Even though some of his ideas may seem a little kooky, Moller shared a vision of the future with NASA, thanks to the accuracy of GPS systems, in which commuters would drive their Personal Air Vehicles to neighborhood airports to take off, and fly into a Highway in the Sky. This involves dividing the atmosphere into 250-foot layers, every layer going a different direction or vector, each layer representing a 30-degree vector change. "If you've got that, you can always go from Point A to Point B with one change along the route," he says. "One vector change along that route that would give you the complete flexibility to go almost anywhere. "
The whole messy pilot's license business can be avoided, Moller says, because the Skycars will drive themselves. "There's a world where you're going to be a passenger; you're not going to be a pilot," he says. "You're going to leave Davis and go to San Francisco, you just get on board and it's going to deliver you there" – a 60-minute car trip reduced to 15 minutes. "You sleep, you play computer games, you read, you do something else, you work. That time becomes a very useful part of your life."
But both of NASA's programs developing this system, started in 2001, the Personal Air Vehicle program and the Small Aircraft Transportation Systems lost their funding as the NASA leadership changed its priorities. And Moller was not encouraged by the response he got from Congress in the '90s when he, the head of NASA at the time, Daniel Goldin, and other experts testified about the future of aviation in the U.S.
"When we walked out that meeting, as a collective unit we all agreed that the only way that these guys are going to wake up is when the highway system really does stop," he says.
Price-wise, the M400 will cost as much as its cousin the helicopter, about $500,000, but could be dropped to less than $100,000 if 100,000 are manufactured.
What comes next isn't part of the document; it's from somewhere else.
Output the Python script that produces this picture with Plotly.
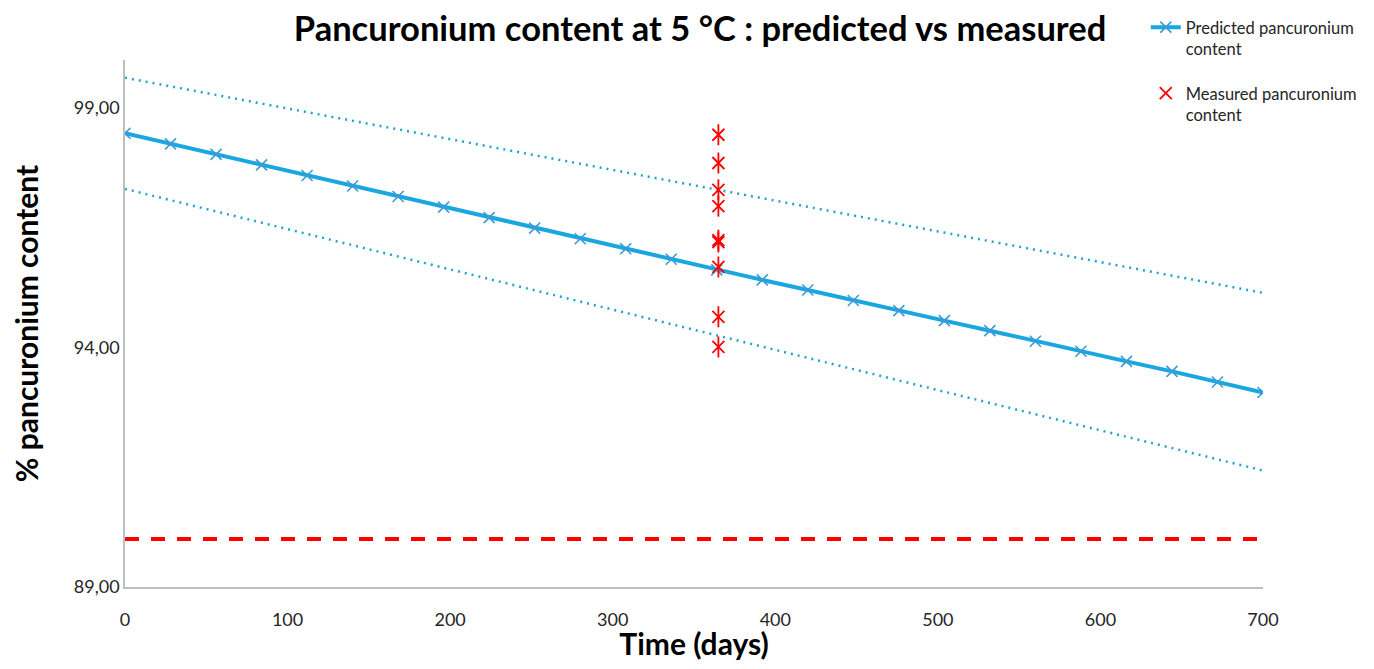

There's a waiting list with more than 100 reservations for FAA certified models, which Moller projects, perhaps optimistically, will be ready in 2010. "These are people who buy Ferraris," Moller says. "If they're going to buy it, they're going to pay up."
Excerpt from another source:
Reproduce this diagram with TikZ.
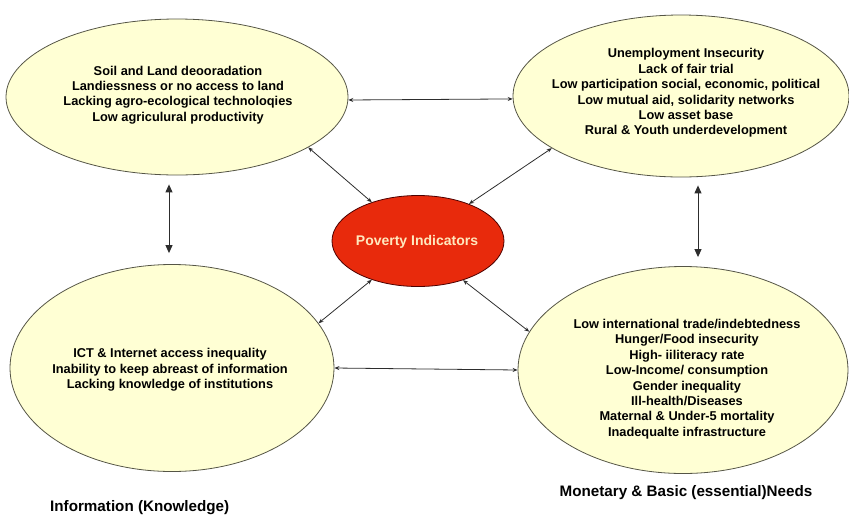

"Dr. Daniel Goldin said about 25 percent of Americans will have access to this vehicle within 10 years," Moller says. "That doesn't mean you'll own it. That might mean you lease it or you use it as an air taxi to an airport, but you'll have access to it. And he said 90 percent of the American population will have access to it in 25 years. That first number is a little optimistic I think, that second number is I'm really confident is true. But, boy, if national priorities change those could happen pretty quick. Because if you can take over 50 percent of people off the highway today, you should do a lot for the highway system. Ten years from now, you still got problems."
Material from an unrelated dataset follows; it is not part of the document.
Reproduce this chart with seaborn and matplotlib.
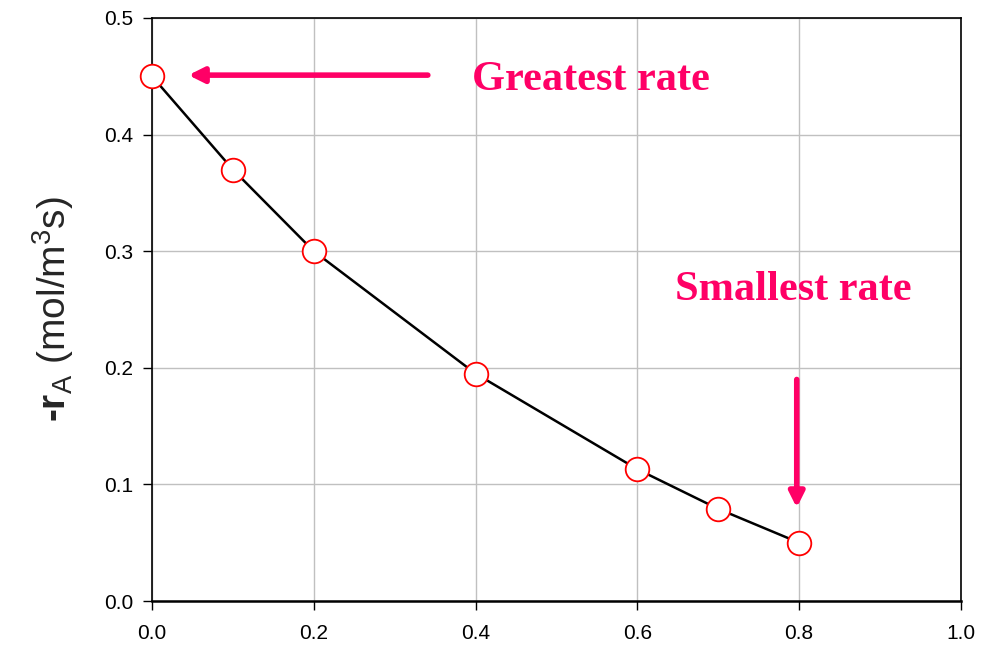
#!/usr/bin/env python3
"""
plot.py - reaction rate vs conversion, with greatest/smallest rate callouts
"""

import pandas as pd
import matplotlib
matplotlib.use('Agg')
import matplotlib.pyplot as plt
import seaborn as sns

# Data
conversion = [0.0, 0.1, 0.2, 0.4, 0.6, 0.7, 0.8]
rate = [0.45, 0.37, 0.30, 0.195, 0.113, 0.079, 0.05]

x_ticks = [0.0, 0.2, 0.4, 0.6, 0.8, 1.0]
y_ticks = [0.0, 0.1, 0.2, 0.3, 0.4, 0.5]

ACCENT = '#FF0066'


def setup_style():
    sns.set_style("ticks")
    plt.rcParams.update({
        'font.family': ['Liberation Sans', 'DejaVu Sans'],
        'mathtext.fontset': 'custom',
        'mathtext.rm': 'Liberation Sans',
        'mathtext.bf': 'Liberation Sans:bold',
        'mathtext.it': 'Liberation Sans:italic',
        'figure.facecolor': 'white',
    })


def main():
    setup_style()
    df = pd.DataFrame({'X': conversion, 'rate': rate})

    fig = plt.figure(figsize=(9.85, 6.45), dpi=100)
    ax = fig.add_axes([0.1543, 0.0682, 0.8213, 0.9039])

    sns.lineplot(data=df, x='X', y='rate', ax=ax, color='black', linewidth=1.8,
                 marker='o', markersize=17, markerfacecolor='white',
                 markeredgecolor='#FF0000', markeredgewidth=1.3, clip_on=False, zorder=5)

    ax.set_xlim(0, 1.0)
    ax.set_ylim(0, 0.5)
    ax.set_xticks(x_ticks)
    ax.set_yticks(y_ticks)
    ax.set_xticklabels([f'{t:.1f}' for t in x_ticks], fontsize=15)
    ax.set_yticklabels([f'{t:.1f}' for t in y_ticks], fontsize=15)
    ax.tick_params(direction='out', length=6.5, width=1, colors='black')
    ax.tick_params(axis='x', pad=10)
    ax.tick_params(axis='y', pad=7)
    ax.grid(True, color='#C0C0C0', linewidth=1)
    ax.set_axisbelow(True)
    for side in ['left', 'right', 'top', 'bottom']:
        ax.spines[side].set_visible(True)
        ax.spines[side].set_color('black')
        ax.spines[side].set_linewidth(1.2)
    ax.spines['bottom'].set_linewidth(1.8)

    ax.set_xlabel('')
    ax.set_ylabel('$\\mathbf{\u2010r}_{\\mathrm{A}}$ (mol/m$^{3}$s)', fontsize=28, labelpad=20)

    # Callouts
    ax.annotate('', xy=(0.045, 0.451), xytext=(0.341, 0.451),
                arrowprops=dict(arrowstyle='-|>,head_length=0.9,head_width=0.45',
                                color=ACCENT, lw=4, shrinkA=0, shrinkB=0))
    ax.text(0.396, 0.447, 'Greatest rate', color=ACCENT, fontsize=30.5, fontweight='bold',
            family=['Liberation Serif', 'DejaVu Serif'], va='center', ha='left')

    ax.annotate('', xy=(0.797, 0.080), xytext=(0.797, 0.190),
                arrowprops=dict(arrowstyle='-|>,head_length=0.9,head_width=0.45',
                                color=ACCENT, lw=4, shrinkA=0, shrinkB=0))
    ax.text(0.647, 0.267, 'Smallest rate', color=ACCENT, fontsize=30.5, fontweight='bold',
            family=['Liberation Serif', 'DejaVu Serif'], va='center', ha='left')

    fig.savefig('out.png', dpi=100, facecolor='white')
    plt.close(fig)


if __name__ == "__main__":
    main()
But Wilson remains suspicious that Moller's vision will come true. "Moller's created a beautiful cherry-red VISION of the future that's just that, a vision. I've never seen any evidence that the car flies," he says. "He's been talking for so long and he's put such care into the aesthetic details of the Skycar, you kind of wonder if he's decided to settle for the vision. Normally with any sort of scientific endeavor, you get the thing working then you make it beautiful, not the other way around. You don't put the icing on the cake until the cake is finished."